In eliminating a woman’s constitutional right to choose what happens in her own body, the Supreme Court claimed to be respecting the democratic process by allowing state legislatures to determine whether abortion should be legal, and what, if any, limits should be placed on it. Roe v. Wade had been “egregiously wrong” to wrest a fraught public debate from the American public, Justice Alito wrote in the majority opinion for Dobbs v. Jackson Women’s Health in 2022. It was “time to heed the Constitution and return the issue of abortion to the people’s elected representatives.”
Instead of being settled at the state level, less than two years since the Dobbs ruling the issue of abortion has returned to the court and is likely to continue to do so for the foreseeable future.
The Dobbs ruling has forced a new public debate on abortion, and galvanized Americans’ support for it, which has been strong for decades. Since 1975, a majority of Americans have supported legal abortion in some or all cases, according to polling by Gallup, and that support has increased slightly since Dobbs. The percentage of Americans who think abortion should be illegal in all cases has gone down.
Since Roe was overturned in 2022, in every state where reproductive rights has been on the ballot, from Vermont to Kentucky, the abortion rights side has won. This past Tuesday, the same day that the court heard the mifepristone case, voters in Alabama elected to the state legislature a Democrat who ran on a platform of protecting access to abortion and I.V.F. The candidate, Marilyn Lands, had lost her race in 2022 by seven points; she won this week by 25 points.
There are limits to the state-by-state approach when it comes to protecting bodily autonomy. Some states don’t allow ballot initiatives of the type that have led to abortion rights victories elsewhere. In Ohio and other states, lawmakers have sought to block or overturn attempts by voters to protect abortion rights, and anti-abortion lawmakers in several states have sought to prosecute anyone who helps a woman travel to another state to get an abortion.
In short, there is no silver bullet for reproductive rights. The judiciary is no haven, not as long as the current Supreme Court majority holds; state and lower federal courts aren’t much better, going by the Alabama I.V.F. ruling and the decisions that pushed the mifepristone case to the Supreme Court. At the same time, voter support for reproductive rights won’t make a difference if they can’t use ballot measures to make that support known.
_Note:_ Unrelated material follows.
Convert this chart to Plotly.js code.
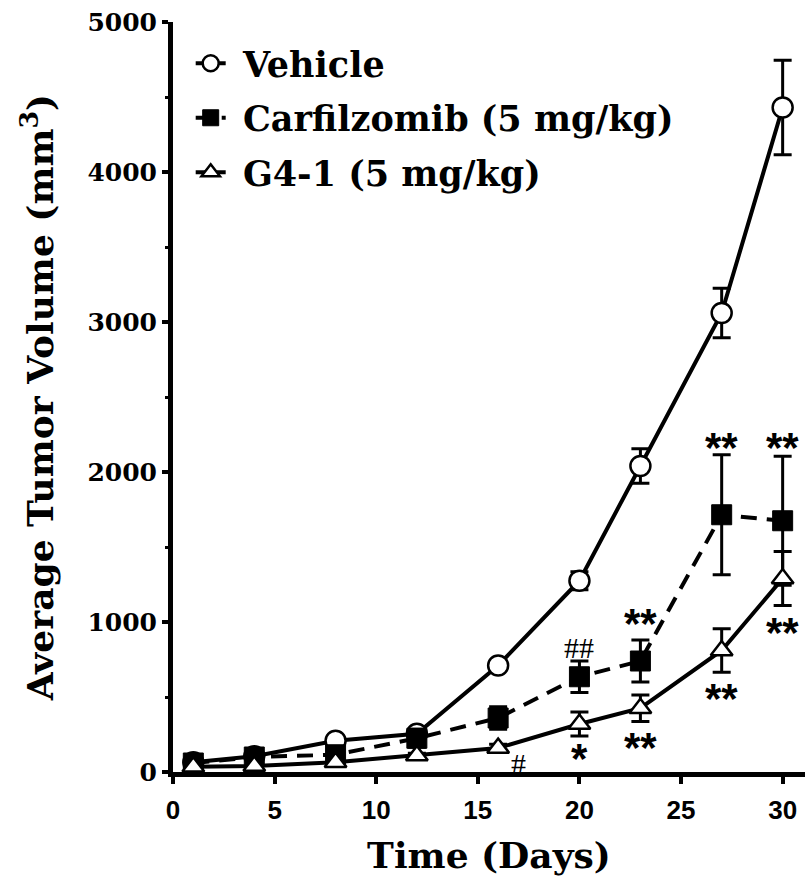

That is why any successful strategy to protect or restore abortion rights must understand reproductive rights and representative democracy as inextricably linked.
That means understanding the stakes of the elections in November. If Mr. Trump’s party wins solid control of the House and Senate, this could put Americans’ reproductive rights at further risk, especially if Republicans first decide to do away with the filibuster. That would lower the threshold for passing legislation such as a 15-week abortion ban, which Mr. Trump seems likely to support.
Voters will be faced with a stark choice: the choice of whether to protect not just reproductive rights, but true equality for women.